Islamic State publication seeks to justify slavery and sexual abuse

Demonstrators rally against the Islamic State militant group, also known by the acronym ISIS, outside the White House on Aug. 16.
(Mandel Ngan / AFP/Getty Images)

In the latest edition of an English-language magazine published by Islamic State, the militants justify forcing ethnic Yazidi women into sexual slavery – a practice they say is encouraged under Islamic law.

An article titled “The Revival of Slavery Before the Hour” by the group exults in the enslavement and rape of women from the Yazidi religious minority captured in Iraq after their husbands or fathers were killed or taken prisoner. The story appears in the fourth edition of a slickly produced online magazine called Dabiq.

The article represents the most blatant admission to date by Islamic State that its fighters, who have seized large swaths of Iraq and Syria, have enslaved and sexually abused captured women. Media reports and human rights groups have quoted Yazidi refugees as saying that sexual slavery is practiced by the group.


“One should remember that enslaving the families of the kuffar – the infidels – and taking their women as concubines is a firmly established aspect of the sharia, or Islamic law,” the article says in English.

The “hour” in the article’s headline refers to the Islamic belief in a Day of Judgment. Other Muslims have condemned the militants’ extreme religious interpretations as perversions of Islam.

The article refers to Yazidis, a Kurdish community whose beliefs are linked to Zoroastrianism, as “a pagan minority” of “devil worshipers.”

“Their creed is so deviant from the truth that even cross-worshiping Christians for ages considered them devil worshipers and Satanists,” the article says.

The article is written in a florid style, with ornate references to the Koran, the Islamic holy book, and to Islamic teachings. The 56-page magazine uses the format and graphics of a polished online publication, one clearly aimed at potential recruits among English-speaking Westerners.

The authors describe the treatment of Yazidi women and children after they were captured following Islamic State battlefield victories in Iraq. The article refers to the captives as “slaves.”

“The Yazidi women and children were then divided according to the sharia amongst the fighters of the Islamic State . . . after one-fifth of the slaves were transferred to the Islamic State authority to be divided as khums,” or required payment of spoils of war to a caliph, the article says.

It continues, “The enslaved Yazidi families are then sold by the Islamic State soldiers.”

The authors claim that the militants obey religious strictures that prohibit separating children from their mothers. They also claim that some of the women have freely converted to Islam.

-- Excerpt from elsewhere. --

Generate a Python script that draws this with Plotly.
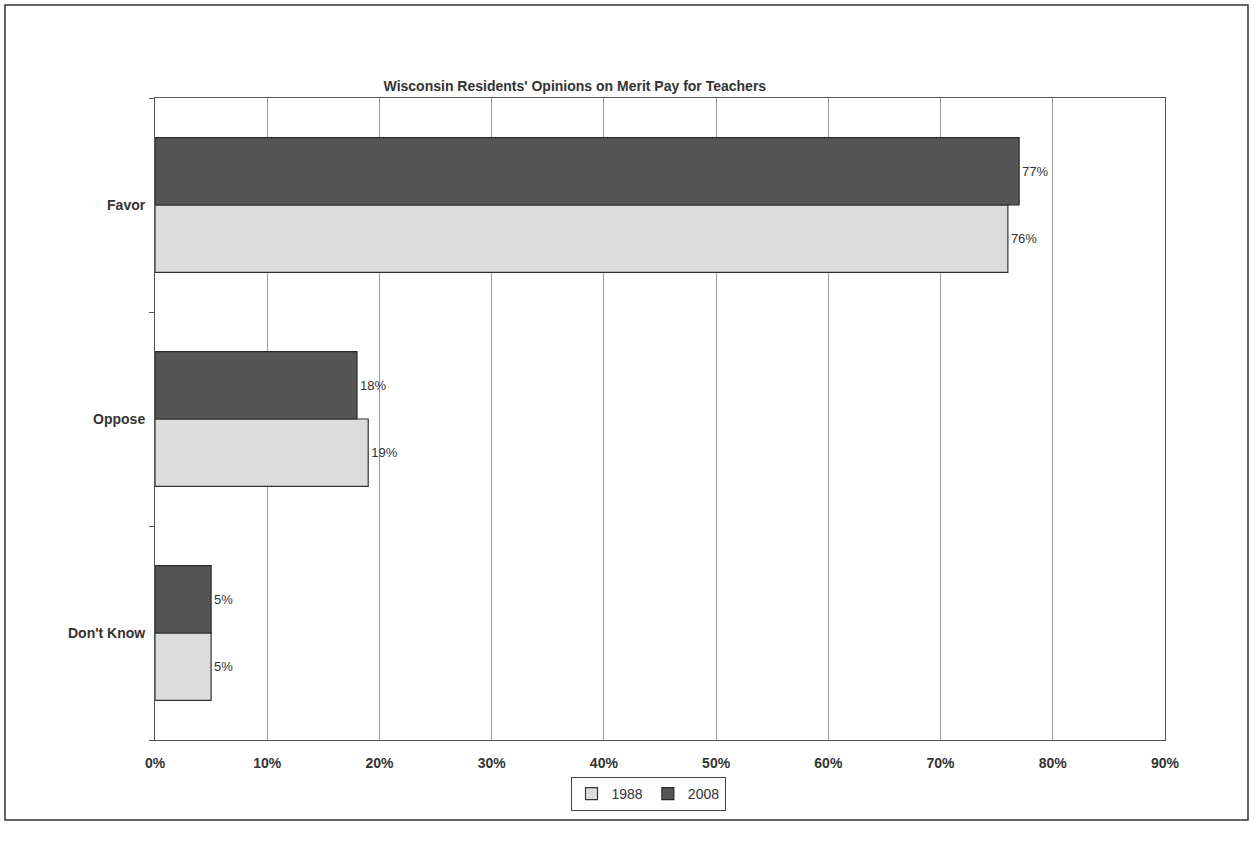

The article warns against criticizing the form of sexual slavery practiced by the militants.

“One should remember that enslaving the families of the kuffar [apostates] and taking their women as concubines is a firmly established aspect of the sharia that if one were to deny or mock, he would be denying or mocking the verses of the Koran and the narrations of the prophet [Muhammad] . . . and thereby apostatizing from Islam,” the article says.

On Sunday, Human Rights Watch released a report describing Islamic State abuses of captured Yazidis, including forced marriages and sexual assaults. Based on interviews with displaced Yazidis, detainees and former captives, the report says some young women and teenage girls were separated from their families and forced to marry Islamic State fighters.

“The Islamic State’s litany of horrific crimes against the Yazidis in Iraq only keeps growing,” Fred Abrahams, a special advisor at Human Rights Watch, said in a statement. “We heard shocking stories of forced religious conversions, forced marriage, and even sexual assault and slavery – and some of the victims were children.”

The systematic abduction and abuse of Yazidi civilians may amount to crimes against humanity, the organization said. More than 500,000 Yazidis and other religious minorities have fled Islamic State attacks in northern Iraq since June, according to the United Nations.

A 17-year-old girl identified as Adlee told researchers that a “big bearded man” selected her as she cowered on the lap of a woman among a group of young women offered up to Islamic State fighters.


“The man looked at me and said, ‘You are mine,’ and he quickly took me to his big military vehicle,” Adlee said, according to the report.

She and another young woman were taken to a house in Fallouja in western Iraq and were beaten and slapped, she said.

“As much as we could, we didn’t let them touch our bodies,” Adlee said. “Everything they did, they did by force.”

Adlee said she and the other woman managed to escape after two days.

A 15-year-old girl identified as Rewshe, who escaped Sept. 7, told researchers that she and her 14-year-old sister were sold in the Syrian town of Raqqah, an Islamic State stronghold. Rewshe was sold to a Palestinian fighter who had joined the militants.

The Palestinian told her that he had paid $1,000. Her sister was sold later that night to another fighter.

Rewshe said she was taken to an apartment, where she fended off the man’s sexual attack and escaped through an unlocked door while he slept.